The issue with this, however, is that there is reason to doubt that “prediction” can amount to the same sort of mental activity between the deliberate, language-based sort, on the one hand, and the automated, information-processing sort, on the other hand. When I consciously or deliberately wonder why my friend seems blue, this is self-conscious, and so anything I think of will “spark off” in my consciousness objections or alternatives, or additional associations which vindicate or supplement what I’m coming up with. I can always challenge whatever is sparked off in my mind.

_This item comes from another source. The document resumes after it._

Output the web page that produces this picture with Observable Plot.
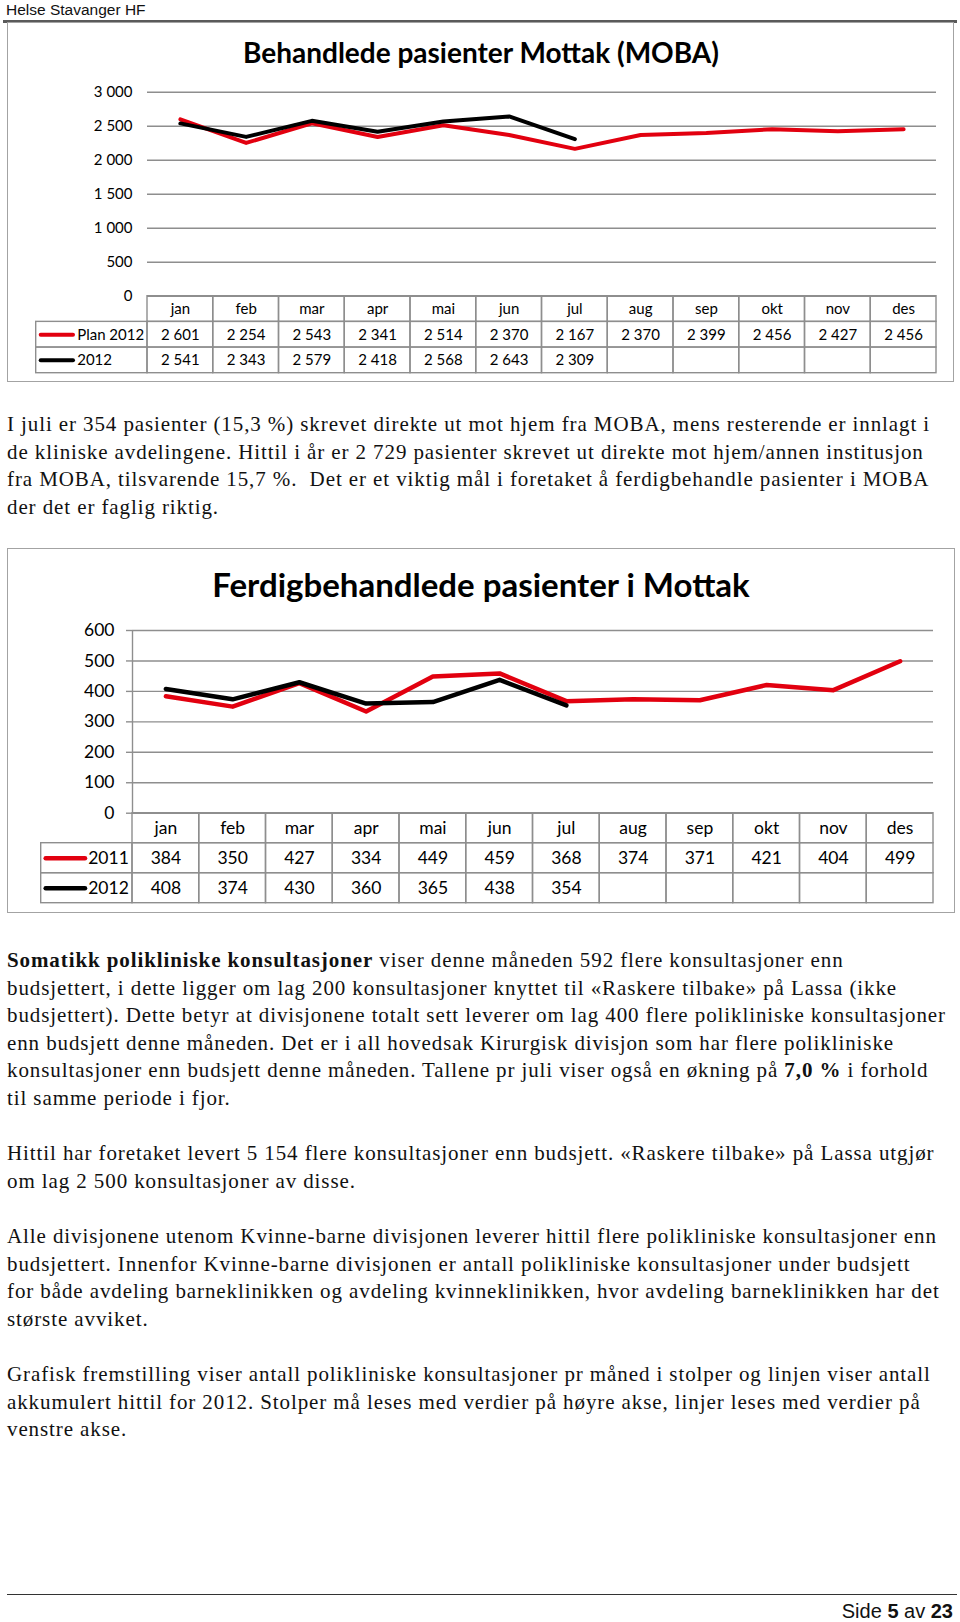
<!DOCTYPE html>
<html>
<head>
<meta charset="utf-8">
<script src="https://cdn.jsdelivr.net/npm/d3@7"></script>
<script src="https://cdn.jsdelivr.net/npm/@observablehq/plot@0.6"></script>
<style>
  html, body { margin: 0; padding: 0; background: #fff; }
  #page { position: relative; width: 960px; height: 1622px; background: #fff; overflow: hidden; }
  .abs { position: absolute; }
  .box { position: absolute; border: 1.5px solid #a3a3a3; box-sizing: border-box; pointer-events: none; z-index: 3; }
  .title { position: absolute; left: 0; width: 962px; text-align: center; font-family: Lato, sans-serif; font-weight: 700; color: #000; white-space: nowrap; }
  .para { position: absolute; left: 7px; font-family: "Liberation Serif", "Times New Roman", serif; font-size: 21px; line-height: 27.6px; color: #111; letter-spacing: 0.9px; white-space: nowrap; }
</style>
</head>
<body>
<div id="page">
  <div class="abs" style="left:6px;top:1px;font-family:'Liberation Sans',Arial,sans-serif;font-size:15.5px;line-height:18px;color:#111;">Helse Stavanger HF</div>
  <div class="abs" style="left:3px;top:20px;width:954px;height:2.5px;background:#5a5a5a;"></div>

  <div class="box" style="left:7px;top:22px;width:947px;height:360px;"></div>
  <div class="title" style="top:32px;font-size:28px;line-height:40px;">Behandlede pasienter Mottak (MOBA)</div>

  <div class="para" style="top:411px;">I juli er 354 pasienter (15,3 %) skrevet direkte ut mot hjem fra MOBA, mens resterende er innlagt i<br>de kliniske avdelingene. Hittil i år er 2 729 pasienter skrevet ut direkte mot hjem/annen institusjon<br>fra MOBA, tilsvarende 15,7 %.&nbsp; Det er et viktig mål i foretaket å ferdigbehandle pasienter i MOBA<br>der det er faglig riktig.</div>

  <div class="box" style="left:7px;top:548px;width:948px;height:365px;"></div>
  <div class="title" style="top:562px;font-size:33px;line-height:44px;">Ferdigbehandlede pasienter i Mottak</div>

  <div class="para" style="top:947px;"><b>Somatikk polikliniske konsultasjoner</b> viser denne måneden 592 flere konsultasjoner enn<br>budsjettert, i dette ligger om lag 200 konsultasjoner knyttet til «Raskere tilbake» på Lassa (ikke<br>budsjettert). Dette betyr at divisjonene totalt sett leverer om lag 400 flere polikliniske konsultasjoner<br>enn budsjett denne måneden. Det er i all hovedsak Kirurgisk divisjon som har flere polikliniske<br>konsultasjoner enn budsjett denne måneden. Tallene pr juli viser også en økning på <b>7,0 %</b> i forhold<br>til samme periode i fjor.<br>&nbsp;<br>Hittil har foretaket levert 5 154 flere konsultasjoner enn budsjett. «Raskere tilbake» på Lassa utgjør<br>om lag 2 500 konsultasjoner av disse.<br>&nbsp;<br>Alle divisjonene utenom Kvinne-barne divisjonen leverer hittil flere polikliniske konsultasjoner enn<br>budsjettert. Innenfor Kvinne-barne divisjonen er antall polikliniske konsultasjoner under budsjett<br>for både avdeling barneklinikken og avdeling kvinneklinikken, hvor avdeling barneklinikken har det<br>største avviket.<br>&nbsp;<br>Grafisk fremstilling viser antall polikliniske konsultasjoner pr måned i stolper og linjen viser antall<br>akkumulert hittil for 2012. Stolper må leses med verdier på høyre akse, linjer leses med verdier på<br>venstre akse.</div>

  <div class="abs" style="left:7px;top:1594px;width:950px;height:1.3px;background:#333;"></div>
  <div class="abs" style="right:7px;top:1599px;font-family:'Liberation Sans',Arial,sans-serif;font-size:20px;line-height:24px;color:#111;">Side <b>5</b> av <b>23</b></div>
</div>
<script>
// ---------- data ----------
const months = ["jan","feb","mar","apr","mai","jun","jul","aug","sep","okt","nov","des"];

const mobaNames = ["Plan 2012", "2012"];
const mobaPlan2012 = [2601, 2254, 2543, 2341, 2514, 2370, 2167, 2370, 2399, 2456, 2427, 2456];
const moba2012 = [2541, 2343, 2579, 2418, 2568, 2643, 2309];
const mobaTicks = [0, 500, 1000, 1500, 2000, 2500, 3000];

const ferdigNames = ["2011", "2012"];
const ferdig2011 = [384, 350, 427, 334, 449, 459, 368, 374, 371, 421, 404, 499];
const ferdig2012 = [408, 374, 430, 360, 365, 438, 354];
const ferdigTicks = [0, 100, 200, 300, 400, 500, 600];

// ---------- style ----------
const RED = "#e2000f";
const BLACK = "#000000";
const GRID = "#8e8e8e";
const fmt = d3.formatLocale({decimal: ",", thousands: "\u00a0", grouping: [3], currency: ["", ""]}).format(",d");
const page = document.getElementById("page");

function place(svg, top) {
  svg.style.position = "absolute";
  svg.style.left = "0px";
  svg.style.top = top + "px";
  svg.style.background = "none";
  svg.style.overflow = "visible";
  svg.style.maxWidth = "none";
  page.appendChild(svg);
}

function lineChart(o) {
  const marks = [
    Plot.ruleY(o.ticks, {stroke: GRID, strokeWidth: 1.4}),
    Plot.axisY(o.ticks, {tickSize: o.tickSize, tickPadding: o.tickPadding, stroke: GRID, strokeWidth: 1.4,
      tickFormat: fmt, fill: "#000", fontSize: o.fontSize, label: null})
  ];
  if (o.axisLine) marks.push(Plot.ruleX([0], {y1: 0, y2: o.yMax, stroke: GRID, strokeWidth: 1.4}));
  for (const s of o.series) {
    marks.push(Plot.line(s.values.map((v, i) => ({i, v})), {
      x: d => d.i + 0.5, y: "v", stroke: s.color, strokeWidth: o.strokeWidth,
      strokeLinejoin: "round", strokeLinecap: "round"
    }));
  }
  const svg = Plot.plot({
    width: 960, height: o.height,
    marginTop: o.mt, marginBottom: o.mb, marginLeft: o.ml, marginRight: o.mr,
    x: {domain: [0, 12], axis: null},
    y: {domain: [0, o.yMax], label: null},
    style: {fontFamily: "Lato, sans-serif", fontSize: o.fontSize + "px", color: "#000", background: "none", overflow: "visible"},
    marks
  });
  place(svg, o.top);
}

function tableChart(o) {
  const cells = months.map((m, i) => ({x1: i, x2: i + 1, r: 0, text: m}));
  o.series.forEach((s, k) => {
    cells.push({x1: -o.L, x2: 0, r: k + 1, text: ""});
    months.forEach((m, i) => cells.push({x1: i, x2: i + 1, r: k + 1, text: s.values[i] != null ? fmt(s.values[i]) : ""}));
  });
  const marks = [
    Plot.rect(cells, {x1: "x1", x2: "x2", y1: d => d.r, y2: d => d.r + 1, fill: "none", stroke: GRID, strokeWidth: 1.4}),
    Plot.text(cells.filter(d => d.text), {x: d => (d.x1 + d.x2) / 2, y: d => d.r + 0.5, text: "text", fontSize: o.fontSize, fill: "#000"})
  ];
  o.series.forEach((s, k) => {
    marks.push(Plot.ruleY([k + 1.5], {x1: -o.L, x2: 0, insetLeft: o.legendInsetLeft, insetRight: o.legendInsetRight,
      stroke: s.color, strokeWidth: o.legendWidth, strokeLinecap: "round"}));
    marks.push(Plot.text([s], {x: -o.L, y: k + 1.5, text: "name", textAnchor: "start", dx: o.labelDx, fontSize: o.fontSize, fill: "#000"}));
  });
  const svg = Plot.plot({
    width: 960, height: o.height,
    marginTop: o.mt, marginBottom: o.mb, marginLeft: o.ml, marginRight: o.mr,
    x: {domain: [-o.L, 12], axis: null},
    y: {domain: [3, 0], axis: null},
    style: {fontFamily: "Lato, sans-serif", fontSize: o.fontSize + "px", color: "#000", background: "none", overflow: "visible"},
    marks
  });
  place(svg, o.top);
}

// ---------- chart 1: Behandlede pasienter Mottak (MOBA) ----------
const mobaSeries = [
  {name: mobaNames[0], values: mobaPlan2012, color: RED},
  {name: mobaNames[1], values: moba2012, color: BLACK}
];
lineChart({series: mobaSeries, ticks: mobaTicks, yMax: 3000, top: 70, height: 230, mt: 21.7, mb: 4.3,
  ml: 147, mr: 24, axisLine: false, tickSize: 0, tickPadding: 15, fontSize: 15, strokeWidth: 4});
tableChart({series: mobaSeries, top: 290, height: 90, mt: 5.7, mb: 7.3, ml: 35.7, mr: 24,
  L: (147 - 35.7) / 65.75, fontSize: 15, legendInsetLeft: 5, legendInsetRight: 74, legendWidth: 4, labelDx: 41});

// ---------- chart 2: Ferdigbehandlede pasienter i Mottak ----------
const ferdigSeries = [
  {name: ferdigNames[0], values: ferdig2011, color: RED},
  {name: ferdigNames[1], values: ferdig2012, color: BLACK}
];
lineChart({series: ferdigSeries, ticks: ferdigTicks, yMax: 600, top: 610, height: 210, mt: 20, mb: 7.3,
  ml: 132, mr: 27, axisLine: true, tickSize: 6, tickPadding: 12, fontSize: 17.5, strokeWidth: 4.5});
tableChart({series: ferdigSeries, top: 805, height: 105, mt: 7.7, mb: 7.3, ml: 40.7, mr: 27,
  L: (132 - 40.7) / 66.75, fontSize: 17.5, legendInsetLeft: 5, legendInsetRight: 47, legendWidth: 4.5, labelDx: 47});
</script>
</body>
</html>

In contrast, the prediction that goes down at the lower levels of cognition does not involve this possibility of sensitive monitoring, of challenging or elaborating upon itself (unless we want to posit a homunculus picture of the mind, where there is a little person who makes up our brain and has its own autonomy and mental will, independent from our own; and this kicks off an undesirable regress).
Maybe there’s something to that such predictions that use language are going on at lower levels, and there’s no need to posit a homunculus; the difference between the mental activity of “prediction” at those levels, and that of the higher level of our own volition, is a matter of our turning our attention to the happenings at those levels, like a spotlight illuminating that which was previously dark. But this picture leaves unexplained what this volitional attention consists in; if we rely upon Clark’s predictive processing model, it would need to be explained in terms of happenings at the lower levels once more. There seems to be no entry point in his model for our personal agency to come in, to be appreciated as significantly distinct from whatever automated information-processing that goes on in the brain.

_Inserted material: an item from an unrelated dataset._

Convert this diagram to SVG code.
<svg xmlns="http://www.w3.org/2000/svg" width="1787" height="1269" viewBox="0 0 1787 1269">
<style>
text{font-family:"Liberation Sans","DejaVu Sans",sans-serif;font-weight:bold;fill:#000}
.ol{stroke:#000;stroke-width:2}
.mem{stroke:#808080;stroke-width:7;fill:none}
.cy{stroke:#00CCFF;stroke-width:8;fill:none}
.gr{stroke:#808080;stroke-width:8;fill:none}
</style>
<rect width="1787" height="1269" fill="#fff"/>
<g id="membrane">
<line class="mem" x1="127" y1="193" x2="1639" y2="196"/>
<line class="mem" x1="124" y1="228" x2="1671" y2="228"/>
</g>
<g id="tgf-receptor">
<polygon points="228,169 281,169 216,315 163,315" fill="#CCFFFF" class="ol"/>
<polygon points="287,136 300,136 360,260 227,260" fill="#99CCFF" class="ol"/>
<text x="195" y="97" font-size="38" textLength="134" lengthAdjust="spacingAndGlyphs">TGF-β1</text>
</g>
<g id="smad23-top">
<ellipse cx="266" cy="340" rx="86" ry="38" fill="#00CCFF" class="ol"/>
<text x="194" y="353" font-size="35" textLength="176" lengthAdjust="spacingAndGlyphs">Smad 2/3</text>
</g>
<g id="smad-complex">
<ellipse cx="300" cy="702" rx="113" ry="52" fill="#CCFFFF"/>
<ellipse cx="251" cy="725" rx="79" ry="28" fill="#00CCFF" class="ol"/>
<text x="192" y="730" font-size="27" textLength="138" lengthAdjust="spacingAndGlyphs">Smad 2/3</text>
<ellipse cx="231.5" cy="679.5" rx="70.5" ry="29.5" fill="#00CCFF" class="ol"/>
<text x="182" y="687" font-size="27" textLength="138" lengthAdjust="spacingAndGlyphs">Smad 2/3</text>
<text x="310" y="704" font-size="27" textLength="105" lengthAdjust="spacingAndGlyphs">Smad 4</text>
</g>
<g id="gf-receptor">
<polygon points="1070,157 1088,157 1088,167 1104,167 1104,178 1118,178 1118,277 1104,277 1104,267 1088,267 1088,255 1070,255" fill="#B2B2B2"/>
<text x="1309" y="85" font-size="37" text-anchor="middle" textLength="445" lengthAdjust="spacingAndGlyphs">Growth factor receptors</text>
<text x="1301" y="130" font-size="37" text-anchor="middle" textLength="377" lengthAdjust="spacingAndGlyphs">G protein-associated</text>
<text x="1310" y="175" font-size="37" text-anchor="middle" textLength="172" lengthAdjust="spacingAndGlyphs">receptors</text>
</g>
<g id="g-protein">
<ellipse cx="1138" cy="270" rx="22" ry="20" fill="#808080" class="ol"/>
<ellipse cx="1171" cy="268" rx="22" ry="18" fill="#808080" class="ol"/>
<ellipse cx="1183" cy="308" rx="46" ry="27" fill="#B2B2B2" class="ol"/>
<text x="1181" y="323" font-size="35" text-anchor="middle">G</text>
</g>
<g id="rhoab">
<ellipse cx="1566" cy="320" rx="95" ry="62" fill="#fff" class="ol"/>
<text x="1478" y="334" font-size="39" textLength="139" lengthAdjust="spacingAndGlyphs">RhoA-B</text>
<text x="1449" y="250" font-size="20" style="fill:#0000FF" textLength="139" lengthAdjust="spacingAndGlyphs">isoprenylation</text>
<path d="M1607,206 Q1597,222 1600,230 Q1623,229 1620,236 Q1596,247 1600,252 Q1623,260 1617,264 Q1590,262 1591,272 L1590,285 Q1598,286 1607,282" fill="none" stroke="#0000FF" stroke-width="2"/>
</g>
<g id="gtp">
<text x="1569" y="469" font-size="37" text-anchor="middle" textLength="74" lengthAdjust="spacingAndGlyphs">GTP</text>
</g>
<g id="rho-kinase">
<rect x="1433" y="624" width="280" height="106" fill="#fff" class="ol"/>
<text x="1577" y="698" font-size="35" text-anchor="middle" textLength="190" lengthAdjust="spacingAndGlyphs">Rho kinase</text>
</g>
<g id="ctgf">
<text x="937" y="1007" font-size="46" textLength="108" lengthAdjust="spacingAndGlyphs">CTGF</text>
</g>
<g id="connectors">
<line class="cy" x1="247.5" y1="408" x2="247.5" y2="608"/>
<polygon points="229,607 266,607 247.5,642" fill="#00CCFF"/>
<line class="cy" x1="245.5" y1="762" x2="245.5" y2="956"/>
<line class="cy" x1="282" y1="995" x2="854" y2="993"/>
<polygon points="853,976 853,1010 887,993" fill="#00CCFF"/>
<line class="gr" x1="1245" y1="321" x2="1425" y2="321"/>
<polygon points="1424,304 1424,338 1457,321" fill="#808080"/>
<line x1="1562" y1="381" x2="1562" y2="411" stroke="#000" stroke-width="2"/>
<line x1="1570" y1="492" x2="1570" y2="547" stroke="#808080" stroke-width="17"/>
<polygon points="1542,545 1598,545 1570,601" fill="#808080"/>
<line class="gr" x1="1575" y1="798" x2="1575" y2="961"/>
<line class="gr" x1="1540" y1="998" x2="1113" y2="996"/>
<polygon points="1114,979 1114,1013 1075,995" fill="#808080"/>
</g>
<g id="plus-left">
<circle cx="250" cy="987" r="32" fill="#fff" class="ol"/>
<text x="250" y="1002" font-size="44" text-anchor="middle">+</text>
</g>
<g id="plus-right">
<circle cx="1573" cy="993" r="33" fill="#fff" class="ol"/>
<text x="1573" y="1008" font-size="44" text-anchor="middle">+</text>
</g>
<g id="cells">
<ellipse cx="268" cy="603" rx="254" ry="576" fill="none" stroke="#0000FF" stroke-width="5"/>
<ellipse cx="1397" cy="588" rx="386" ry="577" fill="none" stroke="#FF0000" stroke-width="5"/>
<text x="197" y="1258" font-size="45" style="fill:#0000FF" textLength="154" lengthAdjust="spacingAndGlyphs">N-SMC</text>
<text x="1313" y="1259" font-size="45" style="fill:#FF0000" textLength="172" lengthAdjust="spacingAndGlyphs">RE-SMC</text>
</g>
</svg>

Clark appreciates our agency, which comes out in his work on language use. The fact that his predictive processing work doesn’t neatly accommodate his ideas about agency amounts to a tension which whose resolution I’d like to see.
One more complaint about collapsing distinct types of mental activity under the language of perception and under one processing model: I worry that information we consciously retrieve or create, at those higher levels, has different “affordances.” The affordances might be distinct on the basis of whether such information we consciously manipulate is episodically remembered, or creatively imagined, or created in a self-disciplined manner according to certain norms, either ethical or epistemological—not even yet to speak of the difference between these affordances, as a whole, and the affordances of information that is subpersonally manipulated.
For example, consider the differences in “affordances” of information we consciously deal with. If I’m remembering a past experience with my friend, I sense this as tied to reality, and it will shape my reasoning as if it were true. In contrast, if I fancifully imagining my friend (as smoking too much again as a possible explanation to his blue mood, when I have no evidence at all that he has done this), this imagining will not shape my reasoning in this way. In contrast, whatever information low levels of cognitive processing deal with have neither affordance; in order for them to have either, we must conscious attend to it (or “let it rise” to conscious awareness through some other means), and by that point, it is no longer the same kind of information (e.g., sensory data v an understood, intelligible state of affairs).
Anyways, Clark’s ideas are compelling and fun to engage with (as reflected in my rambling above perhaps). Read this book if you want to see these ideas introduced in a non-technical way and worked out under the context of a range of everyday experiences.